I do still miss him terribly, though. In the same manner, I suppose, as the fact that the sun insists on rising every day.

There are holes in my reality.
Gaps in my existence, since he died.
Quite apart from merely missing him.
I keep tripping over them, stumbling from them, regretting them.

Despite my lameness, I have been formulating a plan. Well, as much as anyone can plan a philosophy or plot an intent. It goes something like this:

The holes, the gaps, they come from an effect generally described as "lack of dad". Right? OK. Well, come July, there should be a freshly-minted new dad - me. Obvious, I know. But, in all seriousness, what better way to keep my father as part of my life than draw from my memory of him every day to help me be a father to my own son? Whatever sense of inadequacy I might feel about stepping in his shoes, to fill the dad-gap, will just have to be dealt with - because I simply must do whatever it takes to be adequate for Sport Junior. Right? Right. Reality will require what is needed, and I'll conform, and so that will be the size of things. And it will be regardless of my own insecurities, my hero worship, or my pathetic imagination.

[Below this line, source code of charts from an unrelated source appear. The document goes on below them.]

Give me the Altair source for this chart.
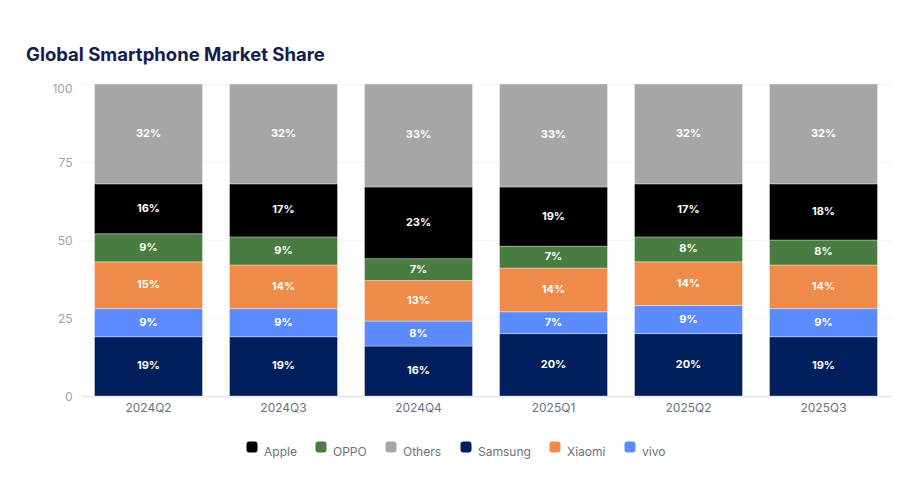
import altair as alt
import pandas as pd

quarters = ["2024Q2", "2024Q3", "2024Q4", "2025Q1", "2025Q2", "2025Q3"]
brands = ["Samsung", "vivo", "Xiaomi", "OPPO", "Apple", "Others"]  # bottom -> top
samsung = [19, 19, 16, 20, 20, 19]
vivo = [9, 9, 8, 7, 9, 9]
xiaomi = [15, 14, 13, 14, 14, 14]
oppo = [9, 9, 7, 7, 8, 8]
apple = [16, 17, 23, 19, 17, 18]
others = [32, 32, 33, 33, 32, 32]

legend_order = ["Apple", "OPPO", "Others", "Samsung", "Xiaomi", "vivo"]
legend_colors = ["#000000", "#487c40", "#a6a6a6", "#001f5c", "#ee8b4a", "#5b8bff"]

series = {"Samsung": samsung, "vivo": vivo, "Xiaomi": xiaomi,
          "OPPO": oppo, "Apple": apple, "Others": others}
rows = []
for bi, b in enumerate(brands):
    for qi, q in enumerate(quarters):
        rows.append({"quarter": q, "brand": b, "value": series[b][qi], "order": bi})
df = pd.DataFrame(rows)

FONT = "Inter"

base = alt.Chart(df)

x_enc = alt.X(
    "quarter:N",
    sort=quarters,
    title=None,
    scale=alt.Scale(paddingInner=0.2, paddingOuter=0.1),
    axis=alt.Axis(
        labelAngle=0, labelColor="#6b7280", labelFontSize=12, labelFont=FONT,
        labelPadding=6, ticks=False, domainColor="#e8e8ee", domainWidth=2,
        grid=False,
    ),
)

bars = base.mark_bar(stroke="white", strokeOpacity=0.35, strokeWidth=1).encode(
    x=x_enc,
    y=alt.Y(
        "value:Q", stack="zero", title=None,
        scale=alt.Scale(domain=[0, 100], nice=False),
        axis=alt.Axis(
            values=[0, 25, 50, 75, 100], labelColor="#9ca3af", labelFontSize=12,
            labelFont=FONT, labelPadding=9, ticks=False, domain=False,
            gridColor="#f3f4f6", gridWidth=1,
            labelOffset=alt.condition("datum.value == 100", alt.value(4), alt.value(0)),
        ),
    ),
    color=alt.Color(
        "brand:N",
        scale=alt.Scale(domain=legend_order, range=legend_colors),
        legend=alt.Legend(
            title=None, orient="none", direction="horizontal",
            legendX=165, legendY=357,
            symbolType="M -0.5,-1 L 0.5,-1 Q 1,-1 1,-0.5 L 1,0.5 Q 1,1 0.5,1 L -0.5,1 Q -1,1 -1,0.5 L -1,-0.5 Q -1,-1 -0.5,-1 Z",
            symbolSize=121, symbolStrokeWidth=0, labelFontSize=12, labelFont=FONT,
            labelColor="#6b7280", labelOffset=6, columnPadding=18,
            labelBaseline="top",
        ),
    ),
    order=alt.Order("order:Q"),
)

labels = base.transform_stack(
    stack="value", groupby=["quarter"], as_=["y0", "y1"],
    sort=[alt.SortField("order", order="ascending")],
).transform_calculate(
    mid="(datum.y0 + datum.y1) / 2",
    label="datum.value + '%'",
).mark_text(
    color="white", fontSize=11, fontWeight="bold", font=FONT, baseline="middle"
).encode(
    x=alt.X("quarter:N", sort=quarters),
    y=alt.Y("mid:Q"),
    text="label:N",
)

chart = alt.layer(bars, labels).properties(
    width=810,
    height=312,
    autosize=alt.AutoSizeParams(type="none"),
    padding={"left": 73, "top": 76, "right": 21, "bottom": 85},
    background="white",
    title=alt.TitleParams(
        "Global Smartphone Market Share", anchor="start", frame="group",
        dx=-55, offset=18, fontSize=18.5, fontWeight=700, font=FONT, color="#141b4d",
    ),
).configure_view(stroke=None)

chart.save("out.html", embed_options={"renderer": "svg", "actions": False})
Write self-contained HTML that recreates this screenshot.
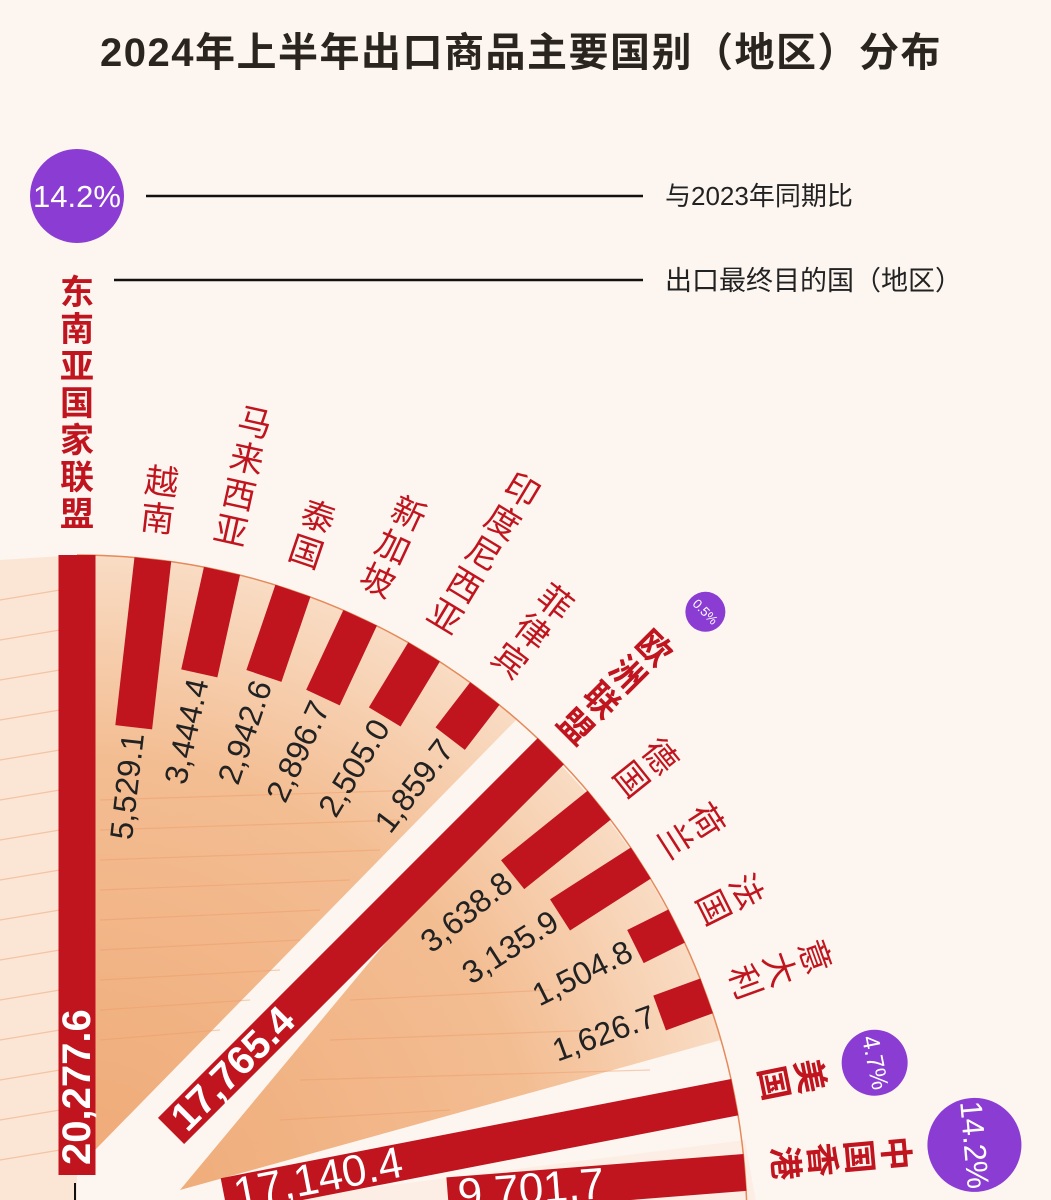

So maybe it's not so much a plan as a restating of the obvious, but it does comfort me somewhat to phrase it thus.

In the same manner, so too am I contemplating a re-imagining of the book I'm planning about my dad. Instead of a set of droll tongue-in-cheek retellings of our adventures, meant mostly to elicit laughter from malicious old jerks, perhaps they could be told as children's book fairy tales - to pass on to Sport Junior an understanding of dad's spirit. Instead of just mocking ourselves and laughing at our folly, however lovingly it might have been meant, I could try to recapture my own wide-eyed wonder at being my father's son.

With the defiant joy that is my heritage, life is going on and going well. Nevertheless, there remains a hard kernel of indigestible sadness - wishing that dad could have known his grandson as well as I mean for the grandson to know about him.